Another brand that has felt the wrath of social this March was Red Bull. It decided that it would be a fun, creative idea to make an amusing advert about Jesus. It started its on air run on the 14th in South Africa.
The ad was a (supposedly) humorous take on the tale of Jesus walking on water – you see, it wasn’t because he was the son of God and able to perform miracles and such, but because Red Bull gave him wings.
The next day the ad was unceremoniously yanked from air in response to calls from the Church, criticism made via social media and complaints to the South African ASA (who ruled in favour of the complainants and ordered Red Bull to screen the ruling which would be run in place of the original ad).

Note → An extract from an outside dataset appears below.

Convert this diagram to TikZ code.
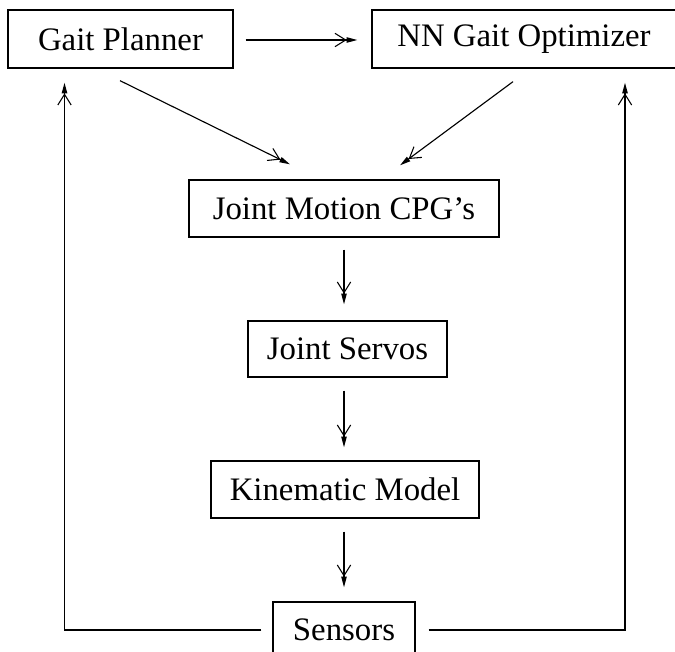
\documentclass[tikz,border=0pt]{standalone}
\usepackage{fontspec}
\setmainfont{Liberation Serif}
\usetikzlibrary{arrows.meta,calc}

\tikzset{
  block/.style={draw, line width=1pt, inner sep=0pt, anchor=center,
    font=\fontsize{24.6}{28}\selectfont},
  tip/.style={-{Straight Barb[length=8pt,width=10pt,line width=0.8pt]Triangle[length=8pt,width=4pt]}},
  flow/.style={line width=0.85pt, tip},
  loop/.style={line width=1pt, tip}
}

\begin{document}
\begin{tikzpicture}[x=0.75pt,y=-0.75pt]
  \useasboundingbox (0,0) rectangle (675,652);

  % boxes
  \node[block, minimum width=225*0.75pt, minimum height=58*0.75pt] (gp) at (120.5,39) {Gait Planner};
  \node[block, minimum width=304*0.75pt, minimum height=58*0.75pt] (nn) at (524,39) {NN Gait Optimizer};
  \node[block, minimum width=310*0.75pt, minimum height=57*0.75pt] (cpg) at (344,208.5) {Joint Motion CPG's};
  \node[block, minimum width=199*0.75pt, minimum height=56*0.75pt] (js) at (347.5,349) {Joint Servos};
  \node[block, minimum width=268*0.75pt, minimum height=57*0.75pt] (km) at (345,489.5) {Kinematic Model};
  \node[block, minimum width=142*0.75pt, minimum height=56*0.75pt] (sn) at (344,630) {Sensors};

  % forward path
  \draw[flow] ($(gp.east)+(12,1)$) -- ($(nn.west)+(-14,1)$);
  \draw[flow] ($(gp.south)+(-0.5,12)$) -- ($(cpg.north)+(-54,-15)$);
  \draw[flow] ($(nn.south)+(-11,13)$) -- ($(cpg.north)+(56,-14)$);
  \draw[flow] ($(cpg.south)+(0,12)$) -- ($(js.north)+(-3.5,-16)$);
  \draw[flow] ($(js.south)+(-3.5,13)$) -- ($(km.north)+(-1,-13)$);
  \draw[flow] ($(km.south)+(-1,13)$) -- ($(sn.north)+(0,-14)$);

  % feedback from the sensors
  \draw[loop] ($(sn.west)+(-11,0)$) -| ($(gp.south)+(-56,14)$);
  \draw[loop] ($(sn.east)+(13,0)$) -| ($(nn.south)+(101,14)$);
\end{tikzpicture}
\end{document}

Red Bull’s response was to say that it “It is never our intention to hurt anyone’s feelings,” and that its adverts were always about “well-known themes.” This is one of those incidents where a brand created the problem all by itself, by showing a lack of culture and religious awareness. Perhaps its target audience wouldn’t find the advert offensive, but TV ads don’t just reach a brands target audience. Any one taking the time to consider the theme of the advert should have come to the conclusion that it would prove offensive to some people – but they aired it anyway.
My personal “favourite” fail of the month originates right here in the UK. It all begins with a pair of sexist trousers.
Unfortunately for men’s clothing retailer Madhouse, a pair of their sexist chinos ended up in the hands of the very un-amused Digital Media Editor of The Telegraph, who tweeted the picture and then reported on it.
The #sexisttrousers hashtag did the rounds on Twitter as people debated if it was or was not funny or sexist (or both or neither). People argued and it wasn’t pretty – at one point sticks were accused of being up certain people’s backsides…
Yes. Heaven forfend someone call the brand up on their sexist washing instructions. Anyway, I digress. The brand responded to the growing #sexisttrousers trend by saying that it had been unaware of its existence and then took to Twitter and said it was meant to be a joke – although obviously not one designed by them to get free PR. No sir ree.
If it was intentional – and if the brand says it wasn’t then who are we to argue – it’s a risky move. Okay, some of their potential customer base will find it funny – but it runs the risk of alienating more people than it wins over. If it wasn’t intentional then one would think that the brand would get rid of the toxic stock asap and apologise for stocking something so stupid.
One common trend when mistakes start to trend on social media is those that claim that the brand, politician, celebrity etc deliberately did whatever they did as a PR stunt – they wanted to generate controversy, to get air time on Leno or mentioned in the Telegraph. It could be true – lord knows there are some balmy people out there – but any PRO worth their salt would advise a client that truckloads of coverage isn’t much use to you if it’s making you look like an idiot.